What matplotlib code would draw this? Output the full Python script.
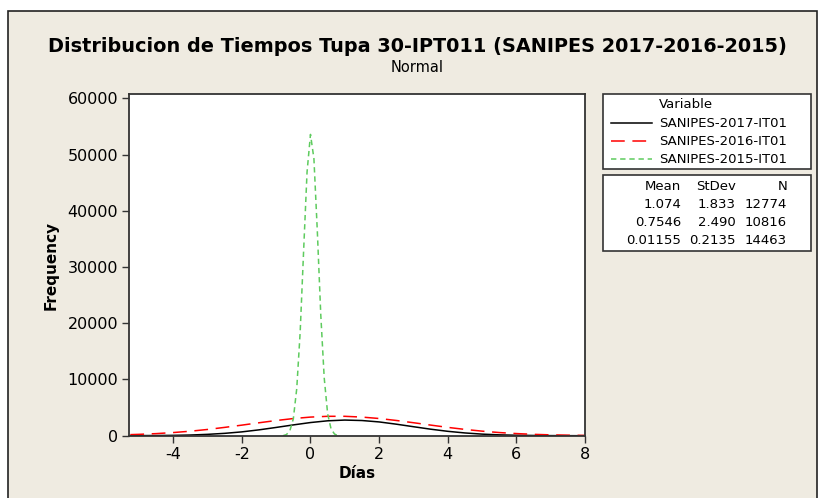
import matplotlib
matplotlib.use('Agg')
import matplotlib.pyplot as plt
from matplotlib.patches import Rectangle
from matplotlib.lines import Line2D

plt.rcParams['axes.unicode_minus'] = False

# fitted normal curves
dias_2017 = [-5.25, -4.5, -4, -3.5, -3, -2.5, -2, -1.5, -1, -0.5, 0, 0.5, 1, 1.5,
             2, 2.5, 3, 3.5, 4, 4.5, 5, 5.5, 6, 6.5, 7, 7.5, 8]
freq_2017 = [10, 30, 60, 120, 240, 420, 680, 1040, 1470, 1920, 2340, 2650, 2780, 2700,
             2450, 2050, 1600, 1160, 780, 490, 280, 150, 80, 40, 15, 5, 0]

dias_2016 = [-5.25, -5, -4.5, -4, -3.5, -3, -2.5, -2, -1.5, -1, -0.5, 0, 0.5, 1,
             1.5, 2, 2.5, 3, 3.5, 4, 4.5, 5, 5.5, 6, 6.5, 7, 7.5, 8]
freq_2016 = [190, 240, 370, 560, 800, 1110, 1480, 1880, 2300, 2700, 3050, 3310, 3450, 3450,
             3310, 3060, 2710, 2310, 1890, 1480, 1120, 810, 560, 380, 240, 150, 90, 50]

dias_2015 = [-0.8, -0.7, -0.6, -0.5, -0.4, -0.3, -0.2, -0.1, 0.0, 0.1, 0.2, 0.3,
             0.4, 0.5, 0.6, 0.7, 0.8]
freq_2015 = [0, 200, 900, 3000, 8400, 18500, 32900, 46900, 53600, 49300, 36300, 21500,
             10300, 3900, 1200, 300, 0]

variables = ['SANIPES-2017-IT01', 'SANIPES-2016-IT01', 'SANIPES-2015-IT01']
means = ['1.074', '0.7546', '0.01155']
stdevs = ['1.833', '2.490', '0.2135']
ns = ['12774', '10816', '14463']

W, H = 821, 498
bg = '#efebe1'
fig = plt.figure(figsize=(W / 100, H / 100), dpi=100)
fig.patch.set_facecolor('white')

def fx(px):
    return px / W

def fy(py):
    return 1 - py / H

# beige panel with border
fig.patches.append(Rectangle((fx(8), fy(520)), fx(817) - fx(8), fy(11) - fy(520),
                             transform=fig.transFigure, facecolor=bg,
                             edgecolor='#222222', linewidth=1.2, zorder=-10))

ax = fig.add_axes([fx(129.3), fy(435.7), fx(585) - fx(129.3), fy(94.5) - fy(435.7)])
ax.set_facecolor('white')
ax.set_zorder(1)

ax.plot(dias_2017, freq_2017, color='black', linewidth=1.1, label=variables[0])
ax.plot(dias_2016, freq_2016, color='#ff0000', linewidth=1.1, dashes=(9, 5),
        label=variables[1])
ax.plot(dias_2015, freq_2015, color='#5ecb5e', linewidth=1.1, dashes=(3.5, 2.5),
        label=variables[2])

ax.set_xlim(-5.28, 8)
ax.set_ylim(0, 60700)
ax.set_xticks([-4, -2, 0, 2, 4, 6, 8])
ax.set_yticks([0, 10000, 20000, 30000, 40000, 50000, 60000])
ax.tick_params(direction='out', length=5, width=1, labelsize=11.5, color='#333333',
               pad=3)
for s in ax.spines.values():
    s.set_color('#333333')
    s.set_linewidth(1.3)

ax.set_xlabel('Días', fontsize=11, fontweight='bold', labelpad=3)
ax.set_ylabel('Frequency', fontsize=11, fontweight='bold', labelpad=6)

fig.text(fx(417.5), fy(47), 'Distribucion de Tiempos Tupa 30-IPT011 (SANIPES 2017-2016-2015)',
         ha='center', va='center', fontsize=13.9, fontweight='bold')
fig.text(fx(417.5), fy(67), 'Normal', ha='center', va='center', fontsize=10.5)

# legend boxes
for top, bot in [(94, 169), (175, 251)]:
    fig.patches.append(Rectangle((fx(603), fy(bot)), fx(811) - fx(603), fy(top) - fy(bot),
                                 transform=fig.transFigure, facecolor='white',
                                 edgecolor='#333333', linewidth=1.2, zorder=1))

lfs = 9.5
fig.text(fx(659), fy(105), 'Variable', ha='left', va='center', fontsize=lfs)
line_styles = [dict(color='black'), dict(color='#ff0000', dashes=(9, 5)),
               dict(color='#5ecb5e', dashes=(3.5, 2.5))]
for i, (name, st) in enumerate(zip(variables, line_styles)):
    yy = fy(123.3 + i * 18)
    fig.lines.append(Line2D([fx(611), fx(652)], [yy, yy], transform=fig.transFigure,
                            linewidth=1.1, **st))
    fig.text(fx(659), yy, name, ha='left', va='center', fontsize=lfs)

fig.text(fx(681), fy(187), 'Mean', ha='right', va='center', fontsize=lfs)
fig.text(fx(736), fy(187), 'StDev', ha='right', va='center', fontsize=lfs)
fig.text(fx(787), fy(187), 'N', ha='right', va='center', fontsize=lfs)
for i in range(3):
    yy = fy(204.5 + i * 18)
    fig.text(fx(681), yy, means[i], ha='right', va='center', fontsize=lfs)
    fig.text(fx(736), yy, stdevs[i], ha='right', va='center', fontsize=lfs)
    fig.text(fx(787), yy, ns[i], ha='right', va='center', fontsize=lfs)

fig.savefig('out.png', dpi=100, facecolor=fig.get_facecolor())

═══

• Direction:
Look at the listing and set down only the lines from its start through the line with "plt.rcParams['axes.unicode_minus'] = False", word for word and without pictures.

• Solution:
What matplotlib code would draw this? Output the full Python script.
import matplotlib
matplotlib.use('Agg')
import matplotlib.pyplot as plt
from matplotlib.patches import Rectangle
from matplotlib.lines import Line2D

plt.rcParams['axes.unicode_minus'] = False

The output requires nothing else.